Runbook: kserve_scaling_capacity

This runbook covers steps to investigate and remediate scaling capacity alerts for KServe inference workloads.

Steps

1. Verify scaling metrics

Open the KServe Inference dashboard and check scaling metrics for the affected models:

https://g-3d216b3ddc.grafana-workspace.us-east-1.amazonaws.com/d/kserve_inference_dashboard/kserve-inference?orgId=1&refresh=30s

2. Get admin permissions via Escalator

Request admin access through Escalator:

https://escalator.marqo-staging.com/

3. Copy admin credentials to local terminal

Copy the admin credentials from Escalator and export them in your terminal.
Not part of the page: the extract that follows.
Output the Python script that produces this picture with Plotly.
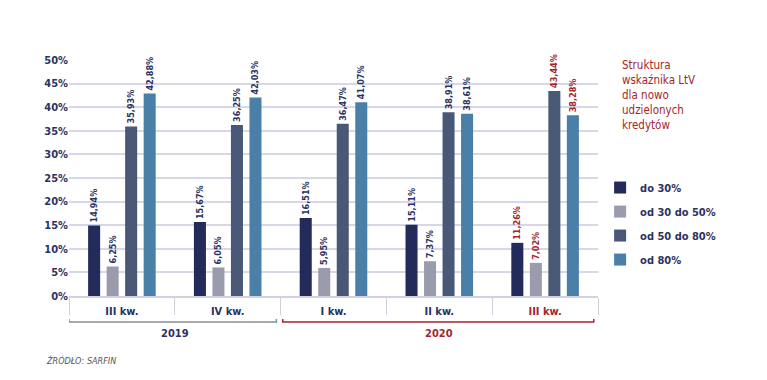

4. Get EKS cluster credentials

aws eks update-kubeconfig --region us-east-1 --name cell2-MultitenantEKSCluster

5. Scale up the affected models

Update the KEDA scaling object for the affected models to increase the min/max replicas:

# List KEDA scaled objects to find the one for the affected model
kubectl get scaledobjects -A

# Edit the scaled object to increase min/max replicas
kubectl edit scaledobject <scaled-object-name> -n <namespace>

Increase minReplicaCount and/or maxReplicaCount as needed to handle the load.